▸ Work required
Copy the data that follows exactly. Include no pictures.

▸ Dataset excerpt

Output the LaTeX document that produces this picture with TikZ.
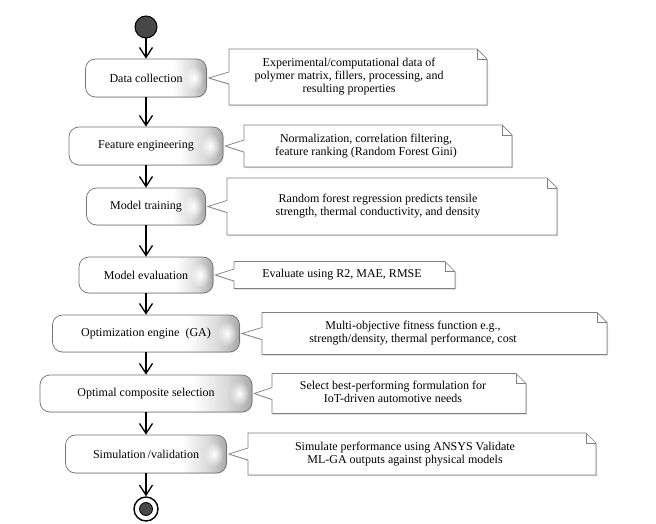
\documentclass[tikz,border=0pt]{standalone}
\usepackage{fontspec}
\setmainfont{Liberation Serif}
\newfontfamily\serifnote{Liberation Serif}
\usetikzlibrary{arrows.meta,calc,shadows,fadings}
\pgfdeclarelayer{bg}
\pgfsetlayers{bg,main}
\pgfdeclarehorizontalshading{boxshade}{100bp}{color(0bp)=(white); color(25bp)=(white); color(61bp)=(white); color(69bp)=(black!14); color(75bp)=(black!34); color(100bp)=(black!34)}
\tikzfading[name=blobfade, inner color=transparent!0, outer color=transparent!100]
\newcommand\drawnote[2]{%
  \draw[noteline] (#1.north west) -- ($(#1.north east)+(-10pt,0)$) -- ($(#1.north east)+(0,-10pt)$) -- (#1.south east) -- (#1.south west) -- ($(#1.west |- #2.east)+(0,-6pt)$) -- ($(#2.east)+(2pt,0)$) -- ($(#1.west |- #2.east)+(0,6pt)$) -- cycle;
  \draw[foldline] ($(#1.north east)+(-10pt,0)$) -- ($(#1.north east)+(-10pt,-10pt)$) -- ($(#1.north east)+(0,-10pt)$);
}
\newcommand\shine[1]{%
  \fill[white, path fading=blobfade] ($(#1.east)+(-13pt,0)$) ellipse [x radius=10pt, y radius=13pt];
}
\begin{document}
\begin{tikzpicture}[x=1pt,y=-1pt,
  every node/.style={font=\serifnote\fontsize{12}{13}\selectfont},
  flowbox/.style={draw=black!55, line width=0.7pt, rounded corners=10pt, shading=boxshade, minimum height=37pt, inner sep=0pt,
    drop shadow={shadow xshift=0.8pt,shadow yshift=-0.8pt,opacity=0.25}},
  notebox/.style={inner sep=0pt, outer sep=0pt},
  noteline/.style={draw=black!50, line width=0.7pt, fill=white,
    drop shadow={shadow xshift=1.2pt,shadow yshift=-1.2pt,opacity=0.35}},
  foldline/.style={draw=black!50, line width=0.7pt},
  flow/.style={line width=2.4pt, -{Straight Barb[length=10pt,width=13pt,line width=1.3pt]}},
]
\begin{pgfonlayer}{bg}
\fill[white] (0,0) rectangle (656,524);
\end{pgfonlayer}
\useasboundingbox (0,0) rectangle (656,524);

% start and end
\node[circle, minimum size=22pt, inner sep=0pt, fill=black!72, draw=black, line width=1pt] (s) at (146,27) {};
\node[circle, minimum size=24pt, inner sep=0pt, fill=white, draw=black, line width=1.4pt] (e) at (146,509) {};
\node[circle, minimum size=13pt, inner sep=0pt, fill=black!72, draw=black, line width=0.8pt] (ei) at (e.center) {};

% activity boxes
\node[flowbox, minimum width=121pt, minimum height=38pt] (b1) at (146,78) {Data collection};
\node[flowbox, minimum width=154pt, minimum height=38pt] (b2) at (146,146) {Feature engineering};
\node[flowbox, minimum width=119pt] (b3) at (146,206.5) {Model training};
\node[flowbox, minimum width=134pt, minimum height=36pt] (b4) at (146,275) {Model evaluation};
\node[flowbox, minimum width=187pt] (b5) at (146,333.5) {Optimization engine\ \ (GA)};
\node[flowbox, minimum width=212pt] (b6) at (146,393.5) {Optimal composite selection};
\node[flowbox, minimum width=161pt, minimum height=38pt] (b7) at (146,454) {Simulation\,/validation};
\foreach \b in {b1,b2,b3,b4,b5,b6,b7} {\shine{\b}}

% flow arrows
\draw[flow] (s) -- (b1);
\draw[flow] (b1) -- (b2);
\draw[flow] (b2) -- (b3);
\draw[flow] (b3) -- (b4);
\draw[flow] (b4) -- (b5);
\draw[flow] (b5) -- (b6);
\draw[flow] (b6) -- (b7);
\draw[flow] (b7) -- (e);

% notes
\node[notebox, minimum width=258pt, minimum height=56pt] (n1) at (358,77)
  {\begin{tabular}{@{}c@{}}Experimental/computational data of\\polymer matrix, fillers, processing, and\\resulting properties\end{tabular}\hspace*{18pt}};
\node[notebox, minimum width=268pt, minimum height=42pt] (n2) at (378,146)
  {\begin{tabular}{@{}c@{}}Normalization, correlation filtering,\\feature ranking (Random Forest Gini)\end{tabular}\hspace*{24pt}};
\node[notebox, minimum width=330pt, minimum height=57pt] (n3) at (392,206.5)
  {\begin{tabular}{@{}c@{}}Random forest regression predicts tensile\\strength, thermal conductivity, and density\end{tabular}\hspace*{28pt}};
\node[notebox, minimum width=221pt, minimum height=27pt] (n4) at (344.5,275)
  {Evaluate using R2, MAE, RMSE\hspace*{5pt}};
\node[notebox, minimum width=345pt, minimum height=42pt] (n5) at (434.5,333.5)
  {\begin{tabular}{@{}c@{}}Multi-objective fitness function e.g.,\\strength/density, thermal performance, cost\end{tabular}\hspace*{43pt}};
\node[notebox, minimum width=254pt, minimum height=40pt] (n6) at (399,393.5)
  {\begin{tabular}{@{}c@{}}Select best-performing formulation for\\IoT-driven automotive needs\end{tabular}\hspace*{12pt}};
\node[notebox, minimum width=348pt, minimum height=42pt] (n7) at (422,454)
  {\begin{tabular}{@{}c@{}}Simulate performance using ANSYS Validate\\ML-GA outputs against physical models\end{tabular}\hspace*{34pt}};

\begin{pgfonlayer}{bg}
\drawnote{n1}{b1}
\drawnote{n2}{b2}
\drawnote{n3}{b3}
\drawnote{n4}{b4}
\drawnote{n5}{b5}
\drawnote{n6}{b6}
\drawnote{n7}{b7}
\end{pgfonlayer}
\end{tikzpicture}
\end{document}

▸ Answer in full
Output the LaTeX document that produces this picture with TikZ.
\documentclass[tikz,border=0pt]{standalone}
\usepackage{fontspec}
\setmainfont{Liberation Serif}
\newfontfamily\serifnote{Liberation Serif}
\usetikzlibrary{arrows.meta,calc,shadows,fadings}
\pgfdeclarelayer{bg}
\pgfsetlayers{bg,main}
\pgfdeclarehorizontalshading{boxshade}{100bp}{color(0bp)=(white); color(25bp)=(white); color(61bp)=(white); color(69bp)=(black!14); color(75bp)=(black!34); color(100bp)=(black!34)}
\tikzfading[name=blobfade, inner color=transparent!0, outer color=transparent!100]
\newcommand\drawnote[2]{%
  \draw[noteline] (#1.north west) -- ($(#1.north east)+(-10pt,0)$) -- ($(#1.north east)+(0,-10pt)$) -- (#1.south east) -- (#1.south west) -- ($(#1.west |- #2.east)+(0,-6pt)$) -- ($(#2.east)+(2pt,0)$) -- ($(#1.west |- #2.east)+(0,6pt)$) -- cycle;
  \draw[foldline] ($(#1.north east)+(-10pt,0)$) -- ($(#1.north east)+(-10pt,-10pt)$) -- ($(#1.north east)+(0,-10pt)$);
}
\newcommand\shine[1]{%
  \fill[white, path fading=blobfade] ($(#1.east)+(-13pt,0)$) ellipse [x radius=10pt, y radius=13pt];
}
\begin{document}
\begin{tikzpicture}[x=1pt,y=-1pt,
  every node/.style={font=\serifnote\fontsize{12}{13}\selectfont},
  flowbox/.style={draw=black!55, line width=0.7pt, rounded corners=10pt, shading=boxshade, minimum height=37pt, inner sep=0pt,
    drop shadow={shadow xshift=0.8pt,shadow yshift=-0.8pt,opacity=0.25}},
  notebox/.style={inner sep=0pt, outer sep=0pt},
  noteline/.style={draw=black!50, line width=0.7pt, fill=white,
    drop shadow={shadow xshift=1.2pt,shadow yshift=-1.2pt,opacity=0.35}},
  foldline/.style={draw=black!50, line width=0.7pt},
  flow/.style={line width=2.4pt, -{Straight Barb[length=10pt,width=13pt,line width=1.3pt]}},
]
\begin{pgfonlayer}{bg}
\fill[white] (0,0) rectangle (656,524);
\end{pgfonlayer}
\useasboundingbox (0,0) rectangle (656,524);

% start and end
\node[circle, minimum size=22pt, inner sep=0pt, fill=black!72, draw=black, line width=1pt] (s) at (146,27) {};
\node[circle, minimum size=24pt, inner sep=0pt, fill=white, draw=black, line width=1.4pt] (e) at (146,509) {};
\node[circle, minimum size=13pt, inner sep=0pt, fill=black!72, draw=black, line width=0.8pt] (ei) at (e.center) {};

% activity boxes
\node[flowbox, minimum width=121pt, minimum height=38pt] (b1) at (146,78) {Data collection};
\node[flowbox, minimum width=154pt, minimum height=38pt] (b2) at (146,146) {Feature engineering};
\node[flowbox, minimum width=119pt] (b3) at (146,206.5) {Model training};
\node[flowbox, minimum width=134pt, minimum height=36pt] (b4) at (146,275) {Model evaluation};
\node[flowbox, minimum width=187pt] (b5) at (146,333.5) {Optimization engine\ \ (GA)};
\node[flowbox, minimum width=212pt] (b6) at (146,393.5) {Optimal composite selection};
\node[flowbox, minimum width=161pt, minimum height=38pt] (b7) at (146,454) {Simulation\,/validation};
\foreach \b in {b1,b2,b3,b4,b5,b6,b7} {\shine{\b}}

% flow arrows
\draw[flow] (s) -- (b1);
\draw[flow] (b1) -- (b2);
\draw[flow] (b2) -- (b3);
\draw[flow] (b3) -- (b4);
\draw[flow] (b4) -- (b5);
\draw[flow] (b5) -- (b6);
\draw[flow] (b6) -- (b7);
\draw[flow] (b7) -- (e);

% notes
\node[notebox, minimum width=258pt, minimum height=56pt] (n1) at (358,77)
  {\begin{tabular}{@{}c@{}}Experimental/computational data of\\polymer matrix, fillers, processing, and\\resulting properties\end{tabular}\hspace*{18pt}};
\node[notebox, minimum width=268pt, minimum height=42pt] (n2) at (378,146)
  {\begin{tabular}{@{}c@{}}Normalization, correlation filtering,\\feature ranking (Random Forest Gini)\end{tabular}\hspace*{24pt}};
\node[notebox, minimum width=330pt, minimum height=57pt] (n3) at (392,206.5)
  {\begin{tabular}{@{}c@{}}Random forest regression predicts tensile\\strength, thermal conductivity, and density\end{tabular}\hspace*{28pt}};
\node[notebox, minimum width=221pt, minimum height=27pt] (n4) at (344.5,275)
  {Evaluate using R2, MAE, RMSE\hspace*{5pt}};
\node[notebox, minimum width=345pt, minimum height=42pt] (n5) at (434.5,333.5)
  {\begin{tabular}{@{}c@{}}Multi-objective fitness function e.g.,\\strength/density, thermal performance, cost\end{tabular}\hspace*{43pt}};
\node[notebox, minimum width=254pt, minimum height=40pt] (n6) at (399,393.5)
  {\begin{tabular}{@{}c@{}}Select best-performing formulation for\\IoT-driven automotive needs\end{tabular}\hspace*{12pt}};
\node[notebox, minimum width=348pt, minimum height=42pt] (n7) at (422,454)
  {\begin{tabular}{@{}c@{}}Simulate performance using ANSYS Validate\\ML-GA outputs against physical models\end{tabular}\hspace*{34pt}};

\begin{pgfonlayer}{bg}
\drawnote{n1}{b1}
\drawnote{n2}{b2}
\drawnote{n3}{b3}
\drawnote{n4}{b4}
\drawnote{n5}{b5}
\drawnote{n6}{b6}
\drawnote{n7}{b7}
\end{pgfonlayer}
\end{tikzpicture}
\end{document}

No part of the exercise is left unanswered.